### PROVIDED MATERIAL:
_ _ _ _
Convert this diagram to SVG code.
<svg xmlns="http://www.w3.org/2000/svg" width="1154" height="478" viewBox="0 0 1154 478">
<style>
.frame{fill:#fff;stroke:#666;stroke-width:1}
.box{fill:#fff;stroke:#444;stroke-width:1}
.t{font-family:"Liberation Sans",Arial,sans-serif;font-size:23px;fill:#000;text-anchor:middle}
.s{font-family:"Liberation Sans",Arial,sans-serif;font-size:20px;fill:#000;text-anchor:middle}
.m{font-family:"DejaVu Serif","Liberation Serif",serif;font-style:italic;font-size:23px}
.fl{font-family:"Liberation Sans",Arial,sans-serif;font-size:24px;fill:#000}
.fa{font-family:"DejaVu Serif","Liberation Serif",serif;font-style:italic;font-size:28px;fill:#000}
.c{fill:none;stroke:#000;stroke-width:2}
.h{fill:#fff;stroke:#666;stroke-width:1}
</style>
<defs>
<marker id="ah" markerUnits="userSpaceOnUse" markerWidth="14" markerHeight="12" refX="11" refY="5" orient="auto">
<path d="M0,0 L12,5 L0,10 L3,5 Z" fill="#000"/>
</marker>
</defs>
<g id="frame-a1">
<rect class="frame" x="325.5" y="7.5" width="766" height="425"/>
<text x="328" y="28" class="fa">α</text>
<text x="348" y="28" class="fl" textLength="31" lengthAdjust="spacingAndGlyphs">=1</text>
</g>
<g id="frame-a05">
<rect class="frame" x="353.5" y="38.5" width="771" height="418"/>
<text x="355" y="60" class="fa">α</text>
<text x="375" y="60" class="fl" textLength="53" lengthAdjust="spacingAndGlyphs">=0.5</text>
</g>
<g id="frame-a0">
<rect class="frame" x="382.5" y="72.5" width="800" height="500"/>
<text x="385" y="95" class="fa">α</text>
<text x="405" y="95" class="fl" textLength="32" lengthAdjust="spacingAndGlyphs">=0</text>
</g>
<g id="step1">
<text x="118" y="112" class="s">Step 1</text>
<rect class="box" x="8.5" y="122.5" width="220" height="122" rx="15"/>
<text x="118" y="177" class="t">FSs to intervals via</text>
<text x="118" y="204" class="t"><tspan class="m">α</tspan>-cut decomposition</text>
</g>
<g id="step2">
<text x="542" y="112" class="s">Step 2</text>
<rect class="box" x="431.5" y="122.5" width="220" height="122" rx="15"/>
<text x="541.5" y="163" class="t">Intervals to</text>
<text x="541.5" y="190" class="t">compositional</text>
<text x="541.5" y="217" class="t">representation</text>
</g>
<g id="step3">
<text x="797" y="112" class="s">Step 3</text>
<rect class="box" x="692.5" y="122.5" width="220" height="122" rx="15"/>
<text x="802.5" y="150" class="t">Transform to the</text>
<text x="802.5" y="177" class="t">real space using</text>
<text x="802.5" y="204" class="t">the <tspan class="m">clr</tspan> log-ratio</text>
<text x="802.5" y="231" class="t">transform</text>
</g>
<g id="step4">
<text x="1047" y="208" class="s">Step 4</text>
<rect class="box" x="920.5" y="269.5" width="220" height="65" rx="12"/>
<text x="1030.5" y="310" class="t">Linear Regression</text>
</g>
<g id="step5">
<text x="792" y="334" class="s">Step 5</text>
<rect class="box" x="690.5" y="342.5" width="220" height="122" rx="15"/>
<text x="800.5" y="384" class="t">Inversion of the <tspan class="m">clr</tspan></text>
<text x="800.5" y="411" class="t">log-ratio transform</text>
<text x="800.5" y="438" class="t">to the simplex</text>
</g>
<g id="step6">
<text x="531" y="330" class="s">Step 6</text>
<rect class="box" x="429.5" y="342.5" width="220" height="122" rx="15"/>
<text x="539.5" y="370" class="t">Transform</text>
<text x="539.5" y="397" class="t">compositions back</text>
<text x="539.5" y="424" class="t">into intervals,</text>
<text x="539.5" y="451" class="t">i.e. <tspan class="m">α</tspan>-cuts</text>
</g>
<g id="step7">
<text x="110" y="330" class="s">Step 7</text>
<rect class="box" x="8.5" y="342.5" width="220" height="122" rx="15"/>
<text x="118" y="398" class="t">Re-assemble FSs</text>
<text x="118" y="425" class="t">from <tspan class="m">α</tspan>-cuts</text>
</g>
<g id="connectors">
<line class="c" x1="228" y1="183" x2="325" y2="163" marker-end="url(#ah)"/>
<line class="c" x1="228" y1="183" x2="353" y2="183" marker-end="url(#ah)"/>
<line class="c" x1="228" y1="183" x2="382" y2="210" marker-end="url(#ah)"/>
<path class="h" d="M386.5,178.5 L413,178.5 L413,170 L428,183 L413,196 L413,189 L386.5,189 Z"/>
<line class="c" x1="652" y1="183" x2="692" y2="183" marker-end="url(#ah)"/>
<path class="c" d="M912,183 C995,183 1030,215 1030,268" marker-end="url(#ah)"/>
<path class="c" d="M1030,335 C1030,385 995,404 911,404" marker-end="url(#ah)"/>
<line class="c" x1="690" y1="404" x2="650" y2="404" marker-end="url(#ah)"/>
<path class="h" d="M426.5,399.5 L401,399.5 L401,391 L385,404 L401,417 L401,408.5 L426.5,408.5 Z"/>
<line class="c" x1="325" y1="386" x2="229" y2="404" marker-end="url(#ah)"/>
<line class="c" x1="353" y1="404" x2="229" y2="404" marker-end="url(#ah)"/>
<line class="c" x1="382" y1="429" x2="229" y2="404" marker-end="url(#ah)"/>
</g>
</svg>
_ _ _ _
### YOUR OBJECTIVE:
Every line above needs to be retyped exactly.

### REPLY:
Convert this diagram to SVG code.
<svg xmlns="http://www.w3.org/2000/svg" width="1154" height="478" viewBox="0 0 1154 478">
<style>
.frame{fill:#fff;stroke:#666;stroke-width:1}
.box{fill:#fff;stroke:#444;stroke-width:1}
.t{font-family:"Liberation Sans",Arial,sans-serif;font-size:23px;fill:#000;text-anchor:middle}
.s{font-family:"Liberation Sans",Arial,sans-serif;font-size:20px;fill:#000;text-anchor:middle}
.m{font-family:"DejaVu Serif","Liberation Serif",serif;font-style:italic;font-size:23px}
.fl{font-family:"Liberation Sans",Arial,sans-serif;font-size:24px;fill:#000}
.fa{font-family:"DejaVu Serif","Liberation Serif",serif;font-style:italic;font-size:28px;fill:#000}
.c{fill:none;stroke:#000;stroke-width:2}
.h{fill:#fff;stroke:#666;stroke-width:1}
</style>
<defs>
<marker id="ah" markerUnits="userSpaceOnUse" markerWidth="14" markerHeight="12" refX="11" refY="5" orient="auto">
<path d="M0,0 L12,5 L0,10 L3,5 Z" fill="#000"/>
</marker>
</defs>
<g id="frame-a1">
<rect class="frame" x="325.5" y="7.5" width="766" height="425"/>
<text x="328" y="28" class="fa">α</text>
<text x="348" y="28" class="fl" textLength="31" lengthAdjust="spacingAndGlyphs">=1</text>
</g>
<g id="frame-a05">
<rect class="frame" x="353.5" y="38.5" width="771" height="418"/>
<text x="355" y="60" class="fa">α</text>
<text x="375" y="60" class="fl" textLength="53" lengthAdjust="spacingAndGlyphs">=0.5</text>
</g>
<g id="frame-a0">
<rect class="frame" x="382.5" y="72.5" width="800" height="500"/>
<text x="385" y="95" class="fa">α</text>
<text x="405" y="95" class="fl" textLength="32" lengthAdjust="spacingAndGlyphs">=0</text>
</g>
<g id="step1">
<text x="118" y="112" class="s">Step 1</text>
<rect class="box" x="8.5" y="122.5" width="220" height="122" rx="15"/>
<text x="118" y="177" class="t">FSs to intervals via</text>
<text x="118" y="204" class="t"><tspan class="m">α</tspan>-cut decomposition</text>
</g>
<g id="step2">
<text x="542" y="112" class="s">Step 2</text>
<rect class="box" x="431.5" y="122.5" width="220" height="122" rx="15"/>
<text x="541.5" y="163" class="t">Intervals to</text>
<text x="541.5" y="190" class="t">compositional</text>
<text x="541.5" y="217" class="t">representation</text>
</g>
<g id="step3">
<text x="797" y="112" class="s">Step 3</text>
<rect class="box" x="692.5" y="122.5" width="220" height="122" rx="15"/>
<text x="802.5" y="150" class="t">Transform to the</text>
<text x="802.5" y="177" class="t">real space using</text>
<text x="802.5" y="204" class="t">the <tspan class="m">clr</tspan> log-ratio</text>
<text x="802.5" y="231" class="t">transform</text>
</g>
<g id="step4">
<text x="1047" y="208" class="s">Step 4</text>
<rect class="box" x="920.5" y="269.5" width="220" height="65" rx="12"/>
<text x="1030.5" y="310" class="t">Linear Regression</text>
</g>
<g id="step5">
<text x="792" y="334" class="s">Step 5</text>
<rect class="box" x="690.5" y="342.5" width="220" height="122" rx="15"/>
<text x="800.5" y="384" class="t">Inversion of the <tspan class="m">clr</tspan></text>
<text x="800.5" y="411" class="t">log-ratio transform</text>
<text x="800.5" y="438" class="t">to the simplex</text>
</g>
<g id="step6">
<text x="531" y="330" class="s">Step 6</text>
<rect class="box" x="429.5" y="342.5" width="220" height="122" rx="15"/>
<text x="539.5" y="370" class="t">Transform</text>
<text x="539.5" y="397" class="t">compositions back</text>
<text x="539.5" y="424" class="t">into intervals,</text>
<text x="539.5" y="451" class="t">i.e. <tspan class="m">α</tspan>-cuts</text>
</g>
<g id="step7">
<text x="110" y="330" class="s">Step 7</text>
<rect class="box" x="8.5" y="342.5" width="220" height="122" rx="15"/>
<text x="118" y="398" class="t">Re-assemble FSs</text>
<text x="118" y="425" class="t">from <tspan class="m">α</tspan>-cuts</text>
</g>
<g id="connectors">
<line class="c" x1="228" y1="183" x2="325" y2="163" marker-end="url(#ah)"/>
<line class="c" x1="228" y1="183" x2="353" y2="183" marker-end="url(#ah)"/>
<line class="c" x1="228" y1="183" x2="382" y2="210" marker-end="url(#ah)"/>
<path class="h" d="M386.5,178.5 L413,178.5 L413,170 L428,183 L413,196 L413,189 L386.5,189 Z"/>
<line class="c" x1="652" y1="183" x2="692" y2="183" marker-end="url(#ah)"/>
<path class="c" d="M912,183 C995,183 1030,215 1030,268" marker-end="url(#ah)"/>
<path class="c" d="M1030,335 C1030,385 995,404 911,404" marker-end="url(#ah)"/>
<line class="c" x1="690" y1="404" x2="650" y2="404" marker-end="url(#ah)"/>
<path class="h" d="M426.5,399.5 L401,399.5 L401,391 L385,404 L401,417 L401,408.5 L426.5,408.5 Z"/>
<line class="c" x1="325" y1="386" x2="229" y2="404" marker-end="url(#ah)"/>
<line class="c" x1="353" y1="404" x2="229" y2="404" marker-end="url(#ah)"/>
<line class="c" x1="382" y1="429" x2="229" y2="404" marker-end="url(#ah)"/>
</g>
</svg>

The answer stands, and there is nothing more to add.